Deleting duplicate row that has earliest date

2019-02-27 19:11发布

问题:

I have a table called PF_temo that has the following structure:

  • firstname
  • middlename
  • lastname
  • DOB
  • address
  • city
  • state
  • phone
  • validitydate

It has many rows that are identical, except for the validity date. For example:

steve,s,smith, 19710909,112 crazy st,miami,fl,3055551212,201609
steve,s,smith, 19710909,112 crazy st,miami,fl,3055551212,201002
steve,s,smith, 19710909,112 crazy st,miami,fl,3055551212,201706
steve,s,smith, 19710909,112 crazy st,miami,fl,3055551212,199812

I'd like to run a script that deletes all duplicates matched on everything but the last column (validitydate) leaving just the below in the table, which is the most recent validitydate of 201706:

steve,s,smith, 19710909,112 crazy st,miami,fl,3055551212,201706

This is what I have; though it throws an exception:

DELETE 
FROM PF_temp
LEFT OUTER JOIN 
(
    SELECT Min(ValidityDate) as RowId
    , firstname
    , middlename
    , lastname
    , DOB
    , address
    , city
    , state 
    , phone
    FROM PF_temp 
    GROUP BY firstname
    , middlename
    , lastname
    , DOB
    , address
    , city
    , state 
    , phone
    , validitydate 
) as KeepRows 
ON TableName.RowId = KeepRows.RowId
WHERE KeepRows.RowId IS NULL

It doesn't work and actually pops this error:

Msg 156, Level 15, State 1, Line 2
Incorrect syntax near the keyword 'OUTER'.
Msg 156, Level 15, State 1, Line 4
Incorrect syntax near the keyword 'as'.

Also, I'd like to run it in stages based on the last letter of the alphabet. So something like WHERE lastname like 'A%' needs to be added somewhere.

回答1:

Try this:

delete a
from PF_Temp a
inner join PF_Temp b 
on  b.firstname = a.firstname 
and b.middlename = a.middlename
and b.lastname = a.lastname
and b.DOB = a.DOB
and b.address = a.address
and b.city = a.city
and b.state = a.state
and b.phone = a.phone
and b.validitydate > a.validitydate

Example at SQL Fiddle.

The above works by:

  • joining on all matching fields (except validity date), thus capturing in a all records which have duplicates. At this stage we capture all records, since the record in a would match with itself in b.
  • By specifying that the validitydate in b must be greater than that in a we both avoid the above issue of the record being the same (since if it were the same record, the validity date would be the same), and also ensuring that there's no match if the record in a is the most recent; since there will be no match in b (i.e. no record with a greater validity date).
  • we then delete every record which was returned by a; i.e. every record which has a duplicate with a later validity date.

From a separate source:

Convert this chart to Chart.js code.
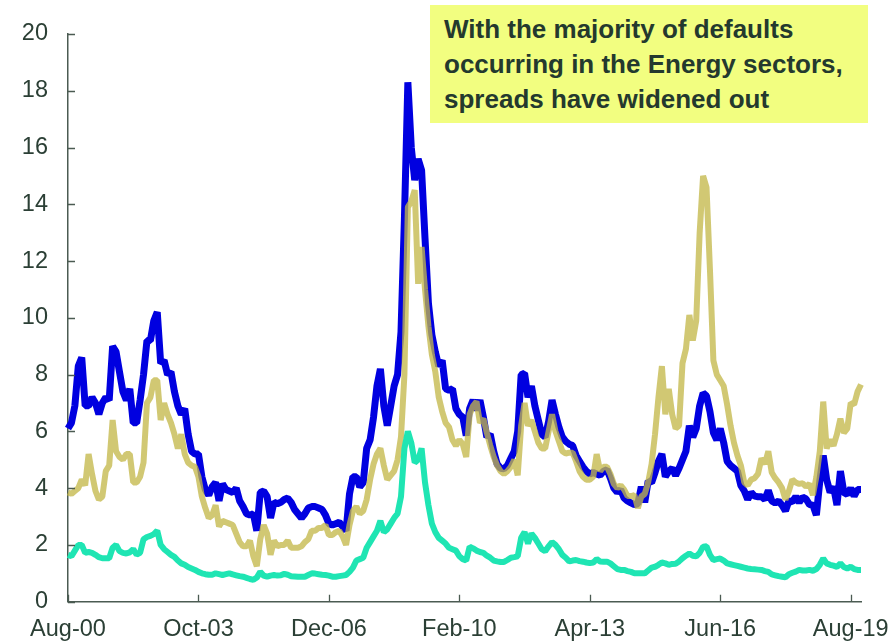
<!DOCTYPE html>
<html><head><meta charset="utf-8">
<script src="https://cdn.jsdelivr.net/npm/chart.js@4"></script>
<style>
html,body{margin:0;padding:0;background:#fff;}
#wrap{position:relative;width:891px;height:643px;}
canvas{position:absolute;left:0;top:0;}
#note{position:absolute;left:430px;top:5px;width:438px;height:118px;background:#f2fe80;box-sizing:border-box;padding:7px 0 0 14px;font:bold 26px "Liberation Sans",Arial,sans-serif;line-height:35px;color:#24392e;white-space:nowrap;}
</style></head><body>
<div id="wrap"><canvas id="c" width="891" height="643"></canvas>
<div id="note">With the majority of defaults<br>occurring in the Energy sectors,<br>spreads have widened out</div></div>
<script>
const startYear = 2000, startMonth = 7; // Aug-00, monthly
const tickLabels = ['Aug-00','Oct-03','Dec-06','Feb-10','Apr-13','Jun-16','Aug-19'];
const yTicks = {min:0, max:20, step:2};

const highYield = [6.1,6.3,6.9,8.3,8.6,6.9,6.9,7.2,7.0,6.6,7.0,7.2,7.1,9.0,8.8,8.1,7.4,7.1,7.5,6.3,
6.3,7.1,8.0,9.2,9.2,9.9,10.2,8.4,8.5,8.0,8.1,7.4,6.9,6.6,6.8,5.9,5.3,5.2,5.2,4.4,
3.95,3.75,4.05,4.2,3.55,4.15,3.95,3.9,3.85,4.0,3.55,3.35,3.1,3.05,3.1,2.5,3.85,3.9,3.7,2.95,
3.5,3.45,3.5,3.6,3.65,3.5,3.25,3.1,2.95,3.1,3.3,3.35,3.35,3.3,3.25,3.05,2.75,2.7,2.75,2.8,
2.65,2.5,3.8,4.4,4.4,4.05,4.2,5.4,5.7,6.5,7.6,8.2,6.9,6.2,6.9,7.6,8.0,9.5,13.5,18.3,
16.0,14.85,15.6,15.2,12.8,10.5,9.4,8.8,8.3,8.5,7.5,7.45,7.5,6.8,6.6,6.5,5.85,6.8,7.1,6.75,
7.1,6.5,5.8,5.9,5.3,4.85,4.7,4.68,4.8,5.05,5.3,6.0,8.0,8.05,7.2,7.6,6.9,6.4,5.9,5.8,
6.35,7.1,6.6,6.15,5.8,5.65,5.55,5.5,5.15,4.95,4.75,4.6,4.5,4.55,4.5,4.45,4.6,4.65,4.35,4.0,
3.85,3.95,3.65,3.55,3.48,3.42,3.45,4.05,3.5,4.25,4.2,4.55,4.95,5.2,4.4,4.6,4.7,4.45,4.7,5.0,
5.3,6.2,5.8,6.1,6.9,7.35,7.25,6.7,5.95,5.7,6.1,5.6,4.95,4.8,4.7,4.6,4.1,3.9,3.6,3.85,
3.72,3.7,3.7,3.6,3.92,3.55,3.48,3.55,3.4,3.2,3.55,3.52,3.7,3.5,3.68,3.62,3.42,3.4,3.05,4.25,
5.15,4.3,3.85,4.05,3.4,4.6,3.85,3.78,4.0,3.72,3.95,3.95];

const energy = [3.85,3.8,3.9,4.0,4.3,4.1,5.2,4.5,3.9,3.6,3.7,4.6,4.8,6.4,5.3,5.1,5.0,5.2,5.2,4.2,
4.2,4.4,4.9,7.0,7.2,7.8,7.8,6.4,7.0,6.6,6.3,5.9,5.4,5.9,5.2,4.9,4.8,4.75,4.4,3.7,
3.3,2.95,3.05,3.4,2.65,2.85,2.8,2.75,2.7,2.4,2.1,1.95,1.95,2.15,1.6,1.25,2.2,2.7,2.4,1.65,
2.15,1.95,2.0,2.0,2.15,1.9,1.9,1.9,1.95,2.1,2.2,2.5,2.5,2.6,2.6,2.7,2.35,2.35,2.45,2.5,
2.3,2.0,2.7,3.2,3.35,3.1,3.2,3.6,4.3,4.85,5.2,5.4,4.8,4.3,4.45,4.6,5.0,5.8,8.0,13.9,
14.1,14.5,11.2,12.5,11.0,9.7,8.7,8.1,7.2,6.7,6.3,6.15,5.7,5.5,5.7,5.55,5.1,6.6,6.9,7.05,
6.3,6.45,5.95,5.5,5.1,4.8,4.6,4.5,4.6,4.75,5.0,4.45,6.2,7.0,6.2,6.4,6.0,5.6,5.4,5.4,
6.0,6.6,6.0,5.65,5.3,5.22,5.25,5.25,4.95,4.6,4.4,4.3,4.3,4.4,5.2,4.6,4.75,4.75,4.5,4.15,
4.0,4.1,3.95,3.72,3.72,3.75,3.3,3.7,3.8,4.2,4.85,5.9,7.2,8.3,6.6,7.5,6.6,6.1,6.2,8.4,
8.9,10.1,9.2,9.9,13.0,15.0,14.6,11.7,8.5,8.0,7.8,7.6,6.95,6.2,5.6,5.15,4.8,4.2,4.1,4.3,
4.35,4.5,5.05,4.85,5.3,4.55,4.35,4.2,4.0,3.6,3.9,4.3,4.2,4.15,4.17,4.05,4.15,3.75,4.4,5.3,
7.05,5.4,5.7,5.5,5.9,6.45,5.95,6.1,7.0,6.95,7.4,7.65];

const investmentGrade = [1.65,1.6,1.8,2.0,2.0,1.72,1.75,1.72,1.65,1.57,1.53,1.53,1.53,1.9,2.0,1.78,1.72,1.7,1.74,1.85,
1.66,1.72,2.2,2.28,2.32,2.38,2.5,2.0,1.85,1.75,1.65,1.58,1.45,1.35,1.3,1.22,1.17,1.12,1.05,1.0,
0.97,0.95,0.95,1.0,0.97,0.94,0.97,1.0,0.96,0.93,0.9,0.88,0.84,0.8,0.77,0.85,1.05,0.92,0.88,0.92,
0.94,0.92,0.93,0.98,0.95,0.9,0.89,0.88,0.88,0.88,0.94,1.0,0.99,0.97,0.95,0.94,0.92,0.88,0.88,0.9,
0.92,0.94,1.05,1.2,1.45,1.5,1.55,1.9,2.1,2.3,2.5,2.85,2.45,2.55,2.75,2.95,3.1,3.7,5.4,6.0,
5.6,4.9,5.0,5.4,4.2,3.4,2.75,2.45,2.25,2.15,2.05,1.9,1.85,1.8,1.6,1.5,1.45,1.94,1.88,1.8,
1.75,1.72,1.62,1.55,1.45,1.42,1.4,1.4,1.47,1.55,1.57,1.6,2.25,2.45,2.05,2.4,2.25,2.05,1.85,1.78,
1.95,2.1,2.0,1.85,1.65,1.55,1.42,1.45,1.47,1.43,1.41,1.38,1.36,1.38,1.5,1.42,1.41,1.41,1.35,1.25,
1.15,1.12,1.12,1.08,1.05,1.0,1.0,1.0,1.0,1.1,1.2,1.23,1.3,1.38,1.35,1.3,1.33,1.34,1.42,1.53,
1.62,1.7,1.62,1.6,1.72,1.94,1.95,1.65,1.47,1.5,1.52,1.45,1.35,1.32,1.29,1.26,1.23,1.2,1.17,1.15,
1.14,1.13,1.12,1.08,1.05,0.96,0.93,0.9,0.88,0.86,0.97,1.02,1.06,1.12,1.1,1.1,1.12,1.09,1.15,1.3,
1.52,1.35,1.3,1.27,1.23,1.35,1.22,1.17,1.23,1.15,1.12,1.12];

const monthNames = ['Jan','Feb','Mar','Apr','May','Jun','Jul','Aug','Sep','Oct','Nov','Dec'];
const categories = highYield.map((_, i) => {
  const t = startMonth + i;
  const yr = (startYear + Math.floor(t / 12)) % 100;
  return monthNames[t % 12] + '-' + String(yr).padStart(2, '0');
});

const axisColor = '#4b5b52';
const textColor = '#2b3f35';
const font = {family: '"Liberation Sans", Arial, sans-serif', size: 23.5};

const innerTicks = {
  id: 'innerTicks',
  afterDraw(chart) {
    const {ctx, scales: {x, y}} = chart;
    ctx.save();
    ctx.strokeStyle = axisColor;
    ctx.lineWidth = 1.3;
    ctx.beginPath();
    tickLabels.forEach(l => {
      const i = categories.indexOf(l);
      if (i < 0) return;
      const px = Math.round(x.getPixelForValue(i)) + 0.5;
      ctx.moveTo(px, y.bottom);
      ctx.lineTo(px, y.bottom - 7);
    });
    y.ticks.forEach(t => {
      const py = Math.round(y.getPixelForValue(t.value)) + 0.5;
      ctx.moveTo(x.left, py);
      ctx.lineTo(x.left + 7, py);
    });
    ctx.stroke();
    ctx.restore();
  }
};

new Chart(document.getElementById('c'), {
  type: 'line',
  data: {
    labels: categories,
    datasets: [
      {label: 'Investment grade', data: investmentGrade, borderColor: '#1fe5b3', borderWidth: 6, order: 1},
      {label: 'Energy', data: energy, borderColor: 'rgba(195,183,73,0.77)', borderWidth: 6, order: 2},
      {label: 'High yield', data: highYield, borderColor: '#0000e0', borderWidth: 7, order: 3}
    ].map(d => Object.assign(d, {pointRadius: 0, tension: 0, fill: false, borderJoinStyle: 'bevel'}))
  },
  options: {
    responsive: false,
    animation: false,
    devicePixelRatio: 1,
    layout: {padding: {top: 34, right: 30, left: 0, bottom: 0}},
    plugins: {legend: {display: false}, tooltip: {enabled: false}},
    scales: {
      x: {
        type: 'category',
        offset: false,
        grid: {display: false},
        border: {display: true, color: axisColor, width: 1.5},
        ticks: {
          autoSkip: false, maxRotation: 0, minRotation: 0, padding: 6,
          color: textColor, font: font,
          callback: function(v) { const l = this.getLabelForValue(v); return tickLabels.includes(l) ? l : null; }
        },
        afterFit: s => { s.height = 41.3; s.paddingLeft = 0; s.paddingRight = 0; }
      },
      y: {
        min: yTicks.min, max: yTicks.max,
        grid: {display: false},
        border: {display: true, color: axisColor, width: 1.5},
        ticks: {stepSize: yTicks.step, padding: 12, color: textColor, font: font},
        afterFit: s => { s.width = 68; s.paddingTop = 0; s.paddingBottom = 0; }
      }
    }
  },
  plugins: [innerTicks]
});
</script>
</body></html>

If you want to only delete those duplicates with a specific last name, you do exactly what you said above; i.e. add the line where a.LastName like 'A%'.


Update

You mention that some columns may contain nulls. Here's a revised version of the above to take into account that null != null.

delete a
from PF_Temp a
inner join PF_Temp b 
on  ((b.firstname = a.firstname) or (b.firstname is null and a.firstname is null))
and ((b.middlename = a.middlename) or (b.middlename is null and a.middlename is null))
and ((b.lastname = a.lastname) or (b.lastname is null and a.lastname is null))
and ((b.DOB = a.DOB) or (b.DOB is null and a.DOB is null))
and ((b.address = a.address) or (b.address is null and a.address is null))
and ((b.city = a.city) or (b.city is null and a.city is null))
and ((b.state = a.state) or (b.state is null and a.state is null))
and ((b.phone = a.phone) or (b.phone is null and a.phone is null))
and b.validitydate > a.validitydate

An alternative to the above would be on coalesce(b.firstname,'') = coalesce(a.firstname) (repeating that pattern for all other matching fields); though that would mean that nulls and blanks were treated the same, and wouldn't perform quite so well.


Alternative Method

A different approach, which is more forgiving of nulls, is to use a subquery to pull back all values, numbering each set with matching values, starting at 1 for the most recent validity date. We then delete all those rows which came back with numbers higher than 1; i.e. any which are duplicates with earlier validity dates.

delete TheDeletables
from 
(
    select *
    , row_number() over (
        partition by 
         firstname 
        , middlename 
        , lastname 
        , DOB 
        , address  
        , city 
        , state 
        , phone 
        order by validitydate desc
    ) rowid
    from PF_Temp
) TheDeletables
where rowid > 1;

Demo SQL Fiddle.